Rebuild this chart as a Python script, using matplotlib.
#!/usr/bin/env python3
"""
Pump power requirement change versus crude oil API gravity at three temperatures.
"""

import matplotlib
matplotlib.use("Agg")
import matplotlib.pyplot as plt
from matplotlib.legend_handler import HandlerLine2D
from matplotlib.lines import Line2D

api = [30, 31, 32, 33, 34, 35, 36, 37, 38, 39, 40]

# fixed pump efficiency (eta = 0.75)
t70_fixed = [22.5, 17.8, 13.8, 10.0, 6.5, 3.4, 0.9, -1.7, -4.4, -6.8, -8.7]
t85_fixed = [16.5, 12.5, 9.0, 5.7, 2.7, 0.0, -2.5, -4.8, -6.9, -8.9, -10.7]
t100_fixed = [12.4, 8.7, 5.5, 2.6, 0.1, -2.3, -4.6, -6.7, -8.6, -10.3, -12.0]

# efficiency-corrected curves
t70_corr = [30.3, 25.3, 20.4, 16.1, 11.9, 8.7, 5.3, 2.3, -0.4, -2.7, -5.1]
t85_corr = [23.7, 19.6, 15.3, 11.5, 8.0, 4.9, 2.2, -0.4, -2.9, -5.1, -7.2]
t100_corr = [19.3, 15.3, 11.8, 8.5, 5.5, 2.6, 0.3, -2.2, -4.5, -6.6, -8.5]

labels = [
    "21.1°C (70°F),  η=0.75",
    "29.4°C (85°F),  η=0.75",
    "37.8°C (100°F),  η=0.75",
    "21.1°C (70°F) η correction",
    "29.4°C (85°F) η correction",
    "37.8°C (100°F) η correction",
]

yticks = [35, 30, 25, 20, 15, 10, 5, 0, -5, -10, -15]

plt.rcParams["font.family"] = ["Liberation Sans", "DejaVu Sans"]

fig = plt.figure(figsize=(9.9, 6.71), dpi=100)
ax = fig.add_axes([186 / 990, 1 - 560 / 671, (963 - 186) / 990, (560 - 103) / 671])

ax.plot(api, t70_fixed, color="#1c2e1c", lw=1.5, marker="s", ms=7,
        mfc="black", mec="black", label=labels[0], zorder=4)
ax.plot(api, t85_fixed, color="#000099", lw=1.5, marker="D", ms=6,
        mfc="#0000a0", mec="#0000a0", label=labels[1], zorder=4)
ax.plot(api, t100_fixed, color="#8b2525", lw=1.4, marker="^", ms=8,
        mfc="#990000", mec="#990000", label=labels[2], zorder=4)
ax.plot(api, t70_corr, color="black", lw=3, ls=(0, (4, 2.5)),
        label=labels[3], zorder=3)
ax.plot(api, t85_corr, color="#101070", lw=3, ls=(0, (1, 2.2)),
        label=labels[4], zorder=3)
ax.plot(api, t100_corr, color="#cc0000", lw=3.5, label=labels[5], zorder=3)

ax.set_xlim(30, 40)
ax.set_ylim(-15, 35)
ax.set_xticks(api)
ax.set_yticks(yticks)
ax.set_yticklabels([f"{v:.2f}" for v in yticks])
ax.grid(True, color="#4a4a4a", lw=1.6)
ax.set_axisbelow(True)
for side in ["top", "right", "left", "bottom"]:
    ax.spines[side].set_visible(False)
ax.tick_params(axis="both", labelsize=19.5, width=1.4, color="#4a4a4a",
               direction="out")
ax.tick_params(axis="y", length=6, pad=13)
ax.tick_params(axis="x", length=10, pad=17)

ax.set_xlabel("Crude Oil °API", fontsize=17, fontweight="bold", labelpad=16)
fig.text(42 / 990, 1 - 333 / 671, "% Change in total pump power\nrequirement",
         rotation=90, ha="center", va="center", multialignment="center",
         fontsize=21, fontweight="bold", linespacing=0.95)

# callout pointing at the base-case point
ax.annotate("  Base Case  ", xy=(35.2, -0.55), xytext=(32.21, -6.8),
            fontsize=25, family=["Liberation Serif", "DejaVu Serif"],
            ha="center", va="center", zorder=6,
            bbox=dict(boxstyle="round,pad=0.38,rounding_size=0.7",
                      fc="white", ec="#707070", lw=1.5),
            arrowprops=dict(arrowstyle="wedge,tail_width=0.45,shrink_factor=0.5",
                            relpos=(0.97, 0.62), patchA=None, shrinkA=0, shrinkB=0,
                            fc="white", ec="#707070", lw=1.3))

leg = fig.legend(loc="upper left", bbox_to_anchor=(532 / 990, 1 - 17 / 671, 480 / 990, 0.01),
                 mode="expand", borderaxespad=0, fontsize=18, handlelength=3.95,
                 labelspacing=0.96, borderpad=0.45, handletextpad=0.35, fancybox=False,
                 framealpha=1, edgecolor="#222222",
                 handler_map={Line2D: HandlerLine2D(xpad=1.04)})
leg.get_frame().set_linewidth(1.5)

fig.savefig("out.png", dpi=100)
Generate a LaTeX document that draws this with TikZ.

--------------------

### Set problem
Using the listing above, pull out all lines that hold the word "matplotlib".

### Worked solution
Rebuild this chart as a Python script, using matplotlib.
import matplotlib
matplotlib.use("Agg")
import matplotlib.pyplot as plt
from matplotlib.legend_handler import HandlerLine2D
from matplotlib.lines import Line2D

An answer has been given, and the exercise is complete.